◆ GOAL: Leaving out the pictures, retype the lines from the beginning of the listing through the line containing "var usage = [56.6,10.3,8.6,7.6,6.6,3.8,3.3,3.2,0.0];".

◆ RECORDED INFORMATION:
....................
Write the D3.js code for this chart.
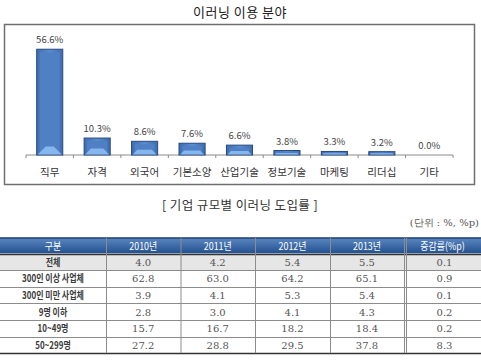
<!DOCTYPE html>
<html>
<head>
<meta charset="utf-8">
<style>
    body { margin:0; background:#fff; }
    svg { display:block; }
    .kr { font-family:"Noto Sans CJK KR","Noto Sans",sans-serif; }
    .num { font-family:"DejaVu Serif","Liberation Serif",serif; }
</style>
<script src="https://d3js.org/d3.v7.min.js"></script>
</head>
<body>
<svg id="chart" width="481" height="362"></svg>
<script>
    // bar chart data
    var fields = ["직무","자격","외국어","기본소양","산업기술","정보기술","마케팅","리더십","기타"];
    var usage = [56.6,10.3,8.6,7.6,6.6,3.8,3.3,3.2,0.0];

    // table data
    var tableHead = ["구분","2010년","2011년","2012년","2013년","증감률(%p)"];
    var rowNames = ["전체","300인 이상 사업체","300인 미만 사업체","9명 이하","10~49명","50~299명"];
    var y2010 = ["4.0","62.8","3.9","2.8","15.7","27.2"];
    var y2011 = ["4.2","63.0","4.1","3.0","16.7","28.8"];
    var y2012 = ["5.4","64.2","5.3","4.1","18.2","29.5"];
    var y2013 = ["5.5","65.1","5.4","4.3","18.4","37.8"];
    var change = ["0.1","0.9","0.1","0.2","0.2","8.3"];

    var svg = d3.select("#chart");
    var defs = svg.append("defs");

    var barGrad = defs.append("linearGradient").attr("id","barGrad")
        .attr("x1",0).attr("x2",1).attr("y1",0).attr("y2",0);
    barGrad.append("stop").attr("offset","0%").attr("stop-color","#3f6cae");
    barGrad.append("stop").attr("offset","50%").attr("stop-color","#5b8ccf");
    barGrad.append("stop").attr("offset","100%").attr("stop-color","#3f6cae");

    var headGrad = defs.append("linearGradient").attr("id","headGrad")
        .attr("x1",0).attr("x2",0).attr("y1",0).attr("y2",1);
    headGrad.append("stop").attr("offset","0%").attr("stop-color","#5a86c0");
    headGrad.append("stop").attr("offset","100%").attr("stop-color","#23508f");

    // squeeze text horizontally (the original uses a narrow Korean font)
    var squeeze = function(sel, k)
    {
        sel.each(function()
        {
            var w = this.getComputedTextLength();
            d3.select(this).attr("textLength", w*k).attr("lengthAdjust","spacingAndGlyphs");
        });
    }

    // ---- chart ----
    svg.append("text").attr("class","kr")
        .attr("x",240).attr("y",17)
        .attr("text-anchor","middle")
        .attr("font-size",13).attr("fill","#222")
        .attr("letter-spacing",0.5)
        .text("이러닝 이용 분야");

    svg.append("rect")
        .attr("x",4.5).attr("y",24.5).attr("width",470).attr("height",160)
        .attr("fill","#fff").attr("stroke","#6f6f6f").attr("stroke-width",1.5);

    var axisY = 155;
    var xScale = d3.scaleBand()
        .domain(fields)
        .range([26,453])
        .paddingInner(0.45)
        .paddingOuter(0.225);
    var yScale = d3.scaleLinear()
        .domain([0,60])
        .range([157.8,157.8-115.1]);

    // axis line + ticks at band boundaries
    svg.append("line")
        .attr("x1",26).attr("x2",453).attr("y1",axisY).attr("y2",axisY)
        .attr("stroke","#8a8a8a").attr("stroke-width",1);
    var step = xScale.step();
    svg.selectAll(".tick")
        .data(d3.range(fields.length+1))
        .enter().append("line")
        .attr("x1",function(i){ return 26 + i*step; })
        .attr("x2",function(i){ return 26 + i*step; })
        .attr("y1",axisY).attr("y2",axisY+3)
        .attr("stroke","#8a8a8a");

    var bw = xScale.bandwidth();
    var bars = svg.selectAll(".bar")
        .data(fields.map(function(f,i){ return {name:f, value:usage[i]}; }))
        .enter().append("g").attr("class","bar");

    bars.filter(function(d){ return yScale(d.value) < axisY; })
        .each(function(d)
        {
            var g = d3.select(this);
            var x0 = xScale(d.name);
            var top = yScale(d.value);
            var h = axisY - top;
            g.append("rect")
                .attr("x",x0).attr("y",top).attr("width",bw).attr("height",h)
                .attr("fill","url(#barGrad)").attr("stroke","#284a80").attr("stroke-width",1);
            var inset = Math.min(3, h/3);
            g.append("rect")
                .attr("x",x0+inset).attr("y",top+inset)
                .attr("width",bw-2*inset).attr("height",Math.max(0,h-2*inset))
                .attr("fill","#4f80c4");
            var fh = Math.min(8, h*0.35);
            g.append("path")
                .attr("d","M"+(x0+1)+","+(axisY-0.5)
                    +"L"+(x0+1+fh)+","+(axisY-0.5-fh)
                    +"L"+(x0+bw-1-fh)+","+(axisY-0.5-fh)
                    +"L"+(x0+bw-1)+","+(axisY-0.5)+"Z")
                .attr("fill","#86b6ee");
        });

    bars.append("text").attr("class","kr")
        .attr("x",function(d){ return xScale(d.name)+bw/2; })
        .attr("y",function(d){ return Math.min(yScale(d.value),axisY) - 6; })
        .attr("text-anchor","middle")
        .attr("font-size",9.5).attr("fill","#444")
        .text(function(d){ return d.value.toFixed(1)+"%"; });

    bars.append("text").attr("class","kr")
        .attr("x",function(d){ return xScale(d.name)+bw/2; })
        .attr("y",176)
        .attr("text-anchor","middle")
        .attr("font-size",10.5).attr("fill","#333")
        .text(function(d){ return d.name; });

    // ---- table ----
    svg.append("text").attr("class","kr")
        .attr("x",240).attr("y",210)
        .attr("text-anchor","middle")
        .attr("font-size",12.5).attr("fill","#333")
        .attr("letter-spacing",0.4)
        .text("[ 기업 규모별 이러닝 도입률 ]");

    svg.append("text").attr("class","num")
        .attr("x",479).attr("y",226)
        .attr("text-anchor","end")
        .attr("font-size",10).attr("fill","#555")
        .text("(단위 : %, %p)");

    var colEdges = [0,106,180.5,255,330,404,481];
    var rowTop = 238, headH = 15.5, rowH = 16.6;
    var cols = [rowNames,y2010,y2011,y2012,y2013,change];

    svg.append("rect")
        .attr("x",0).attr("y",rowTop).attr("width",481).attr("height",headH)
        .attr("fill","url(#headGrad)");
    svg.append("rect")
        .attr("x",0).attr("y",rowTop+headH).attr("width",481).attr("height",rowH)
        .attr("fill","#e6e6e6");

    svg.selectAll(".hd")
        .data(tableHead)
        .enter().append("text").attr("class","kr")
        .attr("x",function(d,i){ return (colEdges[i]+colEdges[i+1])/2; })
        .attr("y",rowTop+headH/2+4)
        .attr("text-anchor","middle")
        .attr("font-size",10.5).attr("fill","#fff")
        .text(function(d){ return d; })
        .call(squeeze,0.85);

    // horizontal lines
    var hLines = d3.range(rowNames.length+1).map(function(i){ return rowTop+headH+i*rowH; });
    svg.append("line")
        .attr("x1",0).attr("x2",481).attr("y1",rowTop).attr("y2",rowTop)
        .attr("stroke","#1d3f70").attr("stroke-width",1.5);
    svg.selectAll(".hl")
        .data(hLines)
        .enter().append("line")
        .attr("x1",0).attr("x2",481)
        .attr("y1",function(d){ return Math.round(d)+0.5; })
        .attr("y2",function(d){ return Math.round(d)+0.5; })
        .attr("stroke",function(d,i){ return (i==0 || i==hLines.length-1) ? "#333" : "#8c8c8c"; })
        .attr("stroke-width",function(d,i){ return (i==0 || i==hLines.length-1) ? 1.5 : 1; });

    // vertical lines
    var bottom = hLines[hLines.length-1];
    svg.selectAll(".vl")
        .data(colEdges.slice(1,-1))
        .enter().append("line")
        .attr("x1",function(d){ return d+0.5; }).attr("x2",function(d){ return d+0.5; })
        .attr("y1",rowTop).attr("y2",bottom)
        .attr("stroke","#8c8c8c");
    svg.append("line")
        .attr("x1",406.5).attr("x2",406.5).attr("y1",rowTop).attr("y2",bottom)
        .attr("stroke","#8c8c8c");

    // cells
    cols.forEach(function(col,ci)
    {
        var t = svg.selectAll(".c"+ci)
            .data(col)
            .enter().append("text")
            .attr("class",ci==0 ? "kr" : "num")
            .attr("x",(colEdges[ci]+colEdges[ci+1])/2 + (ci==5 ? 2 : 0))
            .attr("y",function(d,ri){ return rowTop+headH+ri*rowH+rowH/2+4; })
            .attr("text-anchor","middle")
            .attr("font-size",ci==0 ? 10.5 : 10)
            .attr("font-weight",ci==0 ? "bold" : "normal")
            .attr("fill",ci==0 ? "#3a3a3a" : "#555")
            .text(function(d){ return d; });
        if (ci==0) t.call(squeeze,0.76);
    });
</script>
</body>
</html>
....................
◆ REPLY:
Write the D3.js code for this chart.
<!DOCTYPE html>
<html>
<head>
<meta charset="utf-8">
<style>
    body { margin:0; background:#fff; }
    svg { display:block; }
    .kr { font-family:"Noto Sans CJK KR","Noto Sans",sans-serif; }
    .num { font-family:"DejaVu Serif","Liberation Serif",serif; }
</style>
<script src="https://d3js.org/d3.v7.min.js"></script>
</head>
<body>
<svg id="chart" width="481" height="362"></svg>
<script>
    // bar chart data
    var fields = ["직무","자격","외국어","기본소양","산업기술","정보기술","마케팅","리더십","기타"];
    var usage = [56.6,10.3,8.6,7.6,6.6,3.8,3.3,3.2,0.0];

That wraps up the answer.